Lucknow, Jan. 11: Stung by the scorn that society rained on her for marrying a girl, Seeta drank poison. But it neither ended her life nor her woes.
The 19-year-old resident of Meerut was taken to hospital. But even as she lay on a bed writhing in pain, the abuses continued to pour outside.
Seeta went missing this afternoon and her 18-year-old “husband”, Vandana, has been locked inside her home.
Barely a month ago, couples ? all were heterosexuals and some of them were married ? perceived to be getting too amorous were beaten up by police in a park in Meerut.
This time, the public decided the lesbian couple was giving the city a bad name. An army of residents, with support from NGO Survi Parivar, staged demonstrations in front of the district magistrate’s office and the hospital where Seeta was admitted. “Stop perverse marriage, stop anti-social impulses,” they shouted.
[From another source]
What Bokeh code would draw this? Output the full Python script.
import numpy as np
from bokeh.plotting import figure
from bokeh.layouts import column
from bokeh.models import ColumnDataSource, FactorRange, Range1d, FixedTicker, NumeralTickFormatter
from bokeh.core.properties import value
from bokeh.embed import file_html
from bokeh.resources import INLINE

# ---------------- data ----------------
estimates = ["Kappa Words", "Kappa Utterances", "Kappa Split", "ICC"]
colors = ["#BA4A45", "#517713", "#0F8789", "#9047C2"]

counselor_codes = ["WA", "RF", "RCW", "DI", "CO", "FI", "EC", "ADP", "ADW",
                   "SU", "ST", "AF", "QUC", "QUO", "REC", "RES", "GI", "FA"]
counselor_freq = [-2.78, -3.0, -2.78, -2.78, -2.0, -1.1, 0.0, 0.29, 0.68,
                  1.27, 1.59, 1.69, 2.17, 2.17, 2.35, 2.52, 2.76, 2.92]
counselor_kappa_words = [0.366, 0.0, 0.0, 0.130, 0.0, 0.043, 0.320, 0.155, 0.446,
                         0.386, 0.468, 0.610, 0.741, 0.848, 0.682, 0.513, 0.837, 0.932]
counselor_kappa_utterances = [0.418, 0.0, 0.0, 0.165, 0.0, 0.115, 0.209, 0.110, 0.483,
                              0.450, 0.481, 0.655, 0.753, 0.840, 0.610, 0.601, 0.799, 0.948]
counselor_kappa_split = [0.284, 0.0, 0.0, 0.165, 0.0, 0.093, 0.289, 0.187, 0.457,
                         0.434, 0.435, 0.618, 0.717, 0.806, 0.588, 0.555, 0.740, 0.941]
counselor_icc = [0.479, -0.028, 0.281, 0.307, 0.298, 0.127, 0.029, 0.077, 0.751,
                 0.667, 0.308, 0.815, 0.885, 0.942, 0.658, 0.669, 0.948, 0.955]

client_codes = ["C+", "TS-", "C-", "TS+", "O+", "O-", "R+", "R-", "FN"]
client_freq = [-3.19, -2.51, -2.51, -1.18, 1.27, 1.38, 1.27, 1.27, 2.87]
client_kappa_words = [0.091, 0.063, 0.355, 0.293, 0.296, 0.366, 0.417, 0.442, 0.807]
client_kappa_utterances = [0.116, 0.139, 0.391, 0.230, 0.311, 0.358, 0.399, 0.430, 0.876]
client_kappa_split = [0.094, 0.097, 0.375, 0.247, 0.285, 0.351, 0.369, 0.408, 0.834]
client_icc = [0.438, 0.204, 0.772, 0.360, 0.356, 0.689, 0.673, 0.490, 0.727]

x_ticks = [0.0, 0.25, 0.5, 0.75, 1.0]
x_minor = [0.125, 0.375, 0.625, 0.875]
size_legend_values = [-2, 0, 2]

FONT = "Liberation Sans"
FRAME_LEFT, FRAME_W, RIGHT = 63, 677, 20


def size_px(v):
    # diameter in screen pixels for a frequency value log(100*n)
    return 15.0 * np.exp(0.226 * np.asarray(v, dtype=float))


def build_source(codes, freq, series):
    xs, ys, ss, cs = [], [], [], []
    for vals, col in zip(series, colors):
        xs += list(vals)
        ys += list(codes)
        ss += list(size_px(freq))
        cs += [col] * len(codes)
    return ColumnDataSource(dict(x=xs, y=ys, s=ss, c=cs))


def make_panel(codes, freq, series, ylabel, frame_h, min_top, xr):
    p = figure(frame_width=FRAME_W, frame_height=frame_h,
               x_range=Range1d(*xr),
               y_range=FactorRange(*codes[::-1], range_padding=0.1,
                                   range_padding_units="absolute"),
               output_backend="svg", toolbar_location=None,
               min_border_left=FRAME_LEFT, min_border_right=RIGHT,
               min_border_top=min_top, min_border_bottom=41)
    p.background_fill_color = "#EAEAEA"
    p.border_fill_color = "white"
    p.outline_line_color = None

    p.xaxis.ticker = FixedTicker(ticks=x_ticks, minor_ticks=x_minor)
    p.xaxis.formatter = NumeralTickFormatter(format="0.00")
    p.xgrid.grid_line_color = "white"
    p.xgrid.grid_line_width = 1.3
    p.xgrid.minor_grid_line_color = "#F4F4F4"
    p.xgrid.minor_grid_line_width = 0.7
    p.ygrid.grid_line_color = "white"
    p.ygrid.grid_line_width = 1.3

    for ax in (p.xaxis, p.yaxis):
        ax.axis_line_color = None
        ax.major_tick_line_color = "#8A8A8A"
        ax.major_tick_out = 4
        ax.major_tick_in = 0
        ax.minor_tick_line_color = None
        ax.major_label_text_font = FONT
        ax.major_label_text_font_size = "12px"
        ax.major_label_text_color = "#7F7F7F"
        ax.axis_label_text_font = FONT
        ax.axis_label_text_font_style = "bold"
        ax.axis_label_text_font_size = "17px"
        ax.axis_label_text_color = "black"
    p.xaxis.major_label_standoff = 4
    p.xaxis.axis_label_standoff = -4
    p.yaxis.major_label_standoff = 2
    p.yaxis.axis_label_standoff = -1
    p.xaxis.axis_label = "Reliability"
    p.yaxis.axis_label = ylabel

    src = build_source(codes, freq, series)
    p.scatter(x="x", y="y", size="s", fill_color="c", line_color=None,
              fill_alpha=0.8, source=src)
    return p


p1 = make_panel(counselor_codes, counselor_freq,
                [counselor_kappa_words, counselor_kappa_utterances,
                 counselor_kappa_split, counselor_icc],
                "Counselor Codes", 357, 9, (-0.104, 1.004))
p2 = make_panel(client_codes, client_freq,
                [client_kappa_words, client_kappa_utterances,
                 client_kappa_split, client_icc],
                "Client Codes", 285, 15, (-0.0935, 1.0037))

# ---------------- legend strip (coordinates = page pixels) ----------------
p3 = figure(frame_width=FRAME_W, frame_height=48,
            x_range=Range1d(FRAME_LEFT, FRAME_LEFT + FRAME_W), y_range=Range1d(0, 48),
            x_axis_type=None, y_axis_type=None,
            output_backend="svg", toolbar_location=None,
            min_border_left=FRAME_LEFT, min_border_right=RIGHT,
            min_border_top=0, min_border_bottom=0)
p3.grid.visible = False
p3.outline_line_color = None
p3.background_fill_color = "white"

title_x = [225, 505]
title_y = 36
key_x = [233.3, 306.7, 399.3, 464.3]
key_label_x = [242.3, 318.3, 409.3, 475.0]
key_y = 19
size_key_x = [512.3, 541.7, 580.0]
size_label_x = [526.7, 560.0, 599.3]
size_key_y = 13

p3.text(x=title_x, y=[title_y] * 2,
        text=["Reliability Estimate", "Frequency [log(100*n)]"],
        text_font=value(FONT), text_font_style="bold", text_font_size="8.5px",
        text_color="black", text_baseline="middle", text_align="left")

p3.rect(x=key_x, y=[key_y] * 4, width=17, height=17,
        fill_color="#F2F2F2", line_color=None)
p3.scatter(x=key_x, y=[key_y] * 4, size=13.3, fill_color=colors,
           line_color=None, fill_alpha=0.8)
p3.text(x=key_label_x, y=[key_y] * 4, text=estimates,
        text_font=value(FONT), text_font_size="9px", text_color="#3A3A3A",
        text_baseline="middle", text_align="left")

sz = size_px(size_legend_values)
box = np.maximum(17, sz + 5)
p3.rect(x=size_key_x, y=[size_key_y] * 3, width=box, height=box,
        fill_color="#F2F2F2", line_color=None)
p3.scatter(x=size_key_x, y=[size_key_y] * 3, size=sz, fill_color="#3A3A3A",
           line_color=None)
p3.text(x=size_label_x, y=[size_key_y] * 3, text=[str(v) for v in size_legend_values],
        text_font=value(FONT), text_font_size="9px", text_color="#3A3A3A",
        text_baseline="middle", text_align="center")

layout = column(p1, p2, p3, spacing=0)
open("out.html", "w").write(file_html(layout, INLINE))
The protesters also submitted a memorandum to the district administration and the police, demanding a probe.
Seeta and Vandana were colleagues in a hosiery-producing unit, where they met and fell in love. The girls ? both are from underprivileged families ? decided to tie the knot in a temple on Sunday.
“I loved Vandana. We reached a point when we thought without marriage, life was fruitless. So we got married,” Seeta told reporters this morning from her hospital bed.
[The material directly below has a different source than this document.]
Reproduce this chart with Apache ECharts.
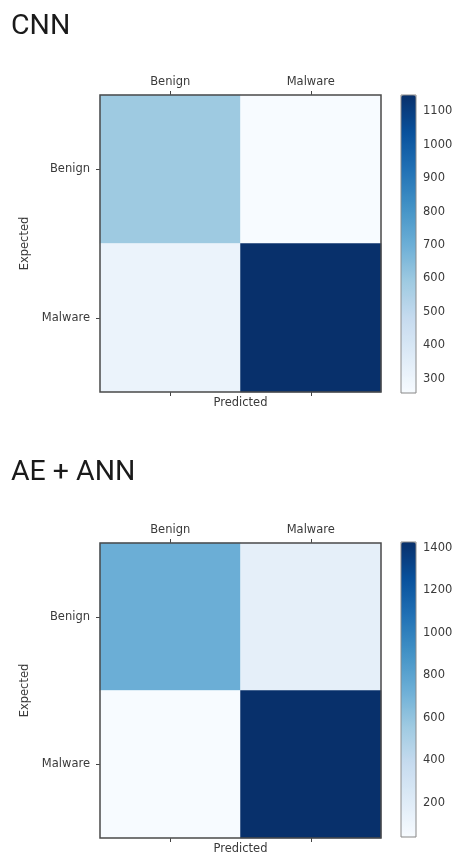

When Seeta’s family got to know about the wedding, she was subjected to mental and physical abuse, the police said. Soon, word spread and her neighbours joined in the assault.
In Vandana’s house, the story was no different. After forcing her to describe the marriage as “a joke”, her parents put her under lock and key.
District magistrate Ram Krishnan has launched a probe into “the allegations of same-sex marriage and of provoking one of the girls to attempt suicide”.
This is not the first time Uttar Pradesh has displayed its intolerance of homosexuals. A few days ago, several of them were picked up during a crackdown in Lucknow.
In August last year, Kanpur had erupted when two women got married. The social ostracisation drove one of them to commit suicide, while her partner was stripped off her schoolteacher’s job.
Around the same time, Allahabad residents Shilpi and Usha were put behind bars for eloping and living together for six months. Out of jail, they were forced to stay apart by their parents.
“Indian law does not allow for same-sex marriage, but there is no law prohibiting same-sex cohabitation,” an advocate said.
But politicians in the state are not willing to look at laws. “We cannot convert our country into Lesbos,” Shiv Sena’s Vijay Kumar said, referring to the island from which the term lesbian has been coined.